Support one another


Reaction to COVID-19 can be anything from fright to fight.

The pandemic has weighed heavily on individuals, couples and families. Restrictions on social interaction to help minimize the spread of the virus has taxed the mental health of many a Chatham-Kent resident, some to the point of violence, often against a loved one.

November is Intimate Partner Violence Awareness Month, and this year, Victim Services personnel say they’ve seen an uptick in such violence.

Common assault is on the rise too, unfortunately.

And human trafficking just goes on and on.

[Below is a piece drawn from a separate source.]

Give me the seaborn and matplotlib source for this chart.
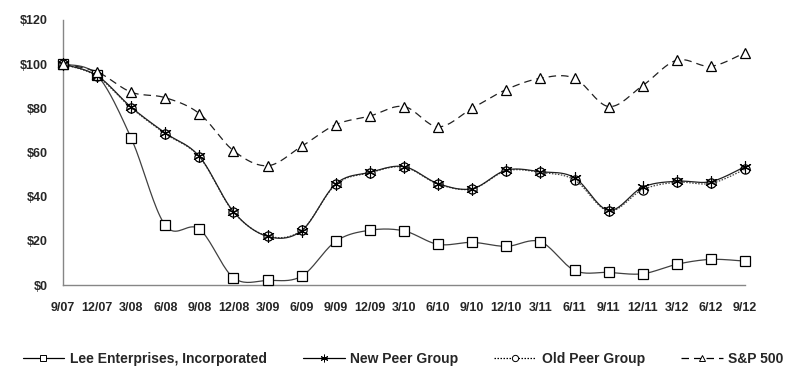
import numpy as np
import pandas as pd
import seaborn as sns
import matplotlib
matplotlib.use('Agg')
import matplotlib.pyplot as plt
from matplotlib.lines import Line2D

# Data (cumulative total return, $100 invested 9/07)
quarters = ["9/07", "12/07", "3/08", "6/08", "9/08", "12/08", "3/09", "6/09", "9/09", "12/09",
            "3/10", "6/10", "9/10", "12/10", "3/11", "6/11", "9/11", "12/11", "3/12", "6/12", "9/12"]
lee = [100, 95, 66.5, 27, 25.3, 3.3, 2.1, 4, 19.8, 24.8,
       24.5, 18.4, 19.3, 17.5, 19.6, 6.6, 5.7, 5.1, 9.4, 11.6, 10.8]
new_peer = [100, 94.8, 80.5, 68.8, 58.2, 33.2, 22, 24.6, 45.8, 51,
            53.6, 45.9, 43.6, 52, 51.3, 48.6, 33.8, 44.3, 47, 46.8, 53.6]
old_peer = [100, 94.5, 80.2, 68.5, 58, 33, 22.2, 24.8, 45.5, 50.8,
            53.4, 45.7, 43.5, 51.7, 51, 47.6, 33.5, 43.2, 46.5, 46, 52.4]
sp500 = [100, 96.5, 87.3, 84.8, 77.6, 60.8, 54, 62.8, 72.6, 76.5,
         80.8, 71.6, 80, 88.5, 93.6, 93.6, 80.8, 90.3, 101.8, 99, 105.2]


def smooth(y, n=20):
    # Excel-style smoothed line (bezier between points)
    y = np.asarray(y, float)
    x = np.arange(len(y), dtype=float)
    pts = np.column_stack([x, y])
    pad = np.vstack([pts[0], pts, pts[-1]])
    out = []
    t = np.linspace(0, 1, n, endpoint=False)[:, None]
    for i in range(len(pts) - 1):
        p0, p1, p2, p3 = pad[i], pad[i + 1], pad[i + 2], pad[i + 3]
        c1 = p1 + (p2 - p0) / 6
        c2 = p2 - (p3 - p1) / 6
        seg = ((1 - t) ** 3) * p1 + 3 * ((1 - t) ** 2) * t * c1 + 3 * (1 - t) * t ** 2 * c2 + t ** 3 * p2
        out.append(seg)
    out.append(pts[-1][None, :])
    out = np.vstack(out)
    return out[:, 0], out[:, 1]


sns.set_style("white")
plt.rcParams['font.family'] = ['Liberation Sans', 'Arial', 'DejaVu Sans']
plt.rcParams['font.weight'] = 'bold'

fig = plt.figure(figsize=(7.95, 3.76), dpi=100)
ax = fig.add_axes([0.0792, 0.242, 0.858, 0.705])

# name, values, linestyle, marker, markersize, line colour, marker face
series = [
    ("Lee Enterprises, Incorporated", lee, "-", "s", 7.2, "#404040", "white"),
    ("Old Peer Group", old_peer, (0, (1.2, 1.2)), "o", 6.6, "#404040", "none"),
    ("New Peer Group", new_peer, "-", (6, 2, 0), 9, "#202020", "black"),
    ("S&P 500", sp500, (0, (6, 4)), "^", 7.5, "#202020", "white"),
]

idx = np.arange(len(quarters))
for name, vals, ls, mk, ms, col, fc in series:
    sx, sy = smooth(vals)
    sns.lineplot(x=sx, y=sy, ax=ax, sort=False, color=col, linestyle=ls, linewidth=0.9, zorder=2)
for name, vals, ls, mk, ms, col, fc in series:
    sns.lineplot(x=idx, y=vals, ax=ax, sort=False, linestyle="", marker=mk, markersize=ms,
                 markerfacecolor=fc, markeredgecolor="black",
                 markeredgewidth=0.8 if fc == "black" else 0.9,
                 color="black", zorder=3, clip_on=False)

legend_order = ["Lee Enterprises, Incorporated", "New Peer Group", "Old Peer Group", "S&P 500"]
lookup = {s[0]: s for s in series}
handles = []
for name in legend_order:
    _, _, ls, mk, ms, col, fc = lookup[name]
    handles.append(Line2D([0], [0], color="black", linestyle=ls, linewidth=0.9, marker=mk,
                          markersize=5.5 if fc == "black" else 4.5,
                          markerfacecolor="white" if fc != "black" else "black",
                          markeredgecolor="black", markeredgewidth=0.7, label=name))

ax.set_xlim(0, len(quarters) - 1)
ax.set_ylim(0, 120)
ax.set_xticks(idx)
ax.set_xticklabels(quarters)
ax.set_yticks(range(0, 121, 20))
ax.set_yticklabels([f"${v}" for v in range(0, 121, 20)])
ax.tick_params(axis="x", direction="in", length=4, color="#868686", labelsize=9, pad=12)
ax.tick_params(axis="y", direction="out", length=4, color="#868686", labelsize=9, pad=7)
for lab in ax.get_xticklabels() + ax.get_yticklabels():
    lab.set_fontweight("bold")
for s in ["top", "right"]:
    ax.spines[s].set_visible(False)
for s in ["left", "bottom"]:
    ax.spines[s].set_color("#868686")
    ax.spines[s].set_linewidth(1)
ax.set_xlabel("")
ax.set_ylabel("")

fig.legend(handles=handles, loc="center", bbox_to_anchor=(0.507, 0.045), ncol=4, frameon=False,
           handlelength=3.0, columnspacing=2.6, handletextpad=0.4,
           prop={"weight": "bold", "size": 10})

plt.savefig("out.png", dpi=100)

That’s true in Chatham-Kent and other parts of Ontario. We’ve seen the violence; you can see the charges in the daily police briefs on our website. Emotions are spilling over into people’s fists.

It’s tragic that anyone is beat upon, let alone a loved one. But abuse is more than just physical. Emotional abuse can keep someone trapped in a relationship as well.

That is especially true in human trafficking. Relationships are forcefully forged together based on trauma. The victims are controlled to the point it takes upwards of seven attempts for someone to eventually break free.

It’s a terrible mental and physical ordeal.

In all cases and kinds of abuse, we can do better, whether you are in a relationship and are tempted to let your pandemic-related frustrations boil over and take it out on a loved one, or you know of people in tough situations.

Help one another. Talk it out. Seek counselling.

An abusive partner may act jealous, may be demeaning and attempt to humiliate you in front of others. And that’s without the fists taking their toll. Violence is but one aspect of abuse.

If you are being abused, seek help. Reach out to Victim Services or the Chatham-Kent Women’s Centre.

If you think a friend has been abused, stay in touch however they wish. Offer support. Don’t judge; believe.

Unless you believe their life is in danger, don’t do anything without their consent. Also, respect their privacy.

Help, but don’t become overbearing to the point of hindering.

Abuse is an unfortunate reality for too many Canadians. COVID-19 is only exacerbating the situation, but support is there.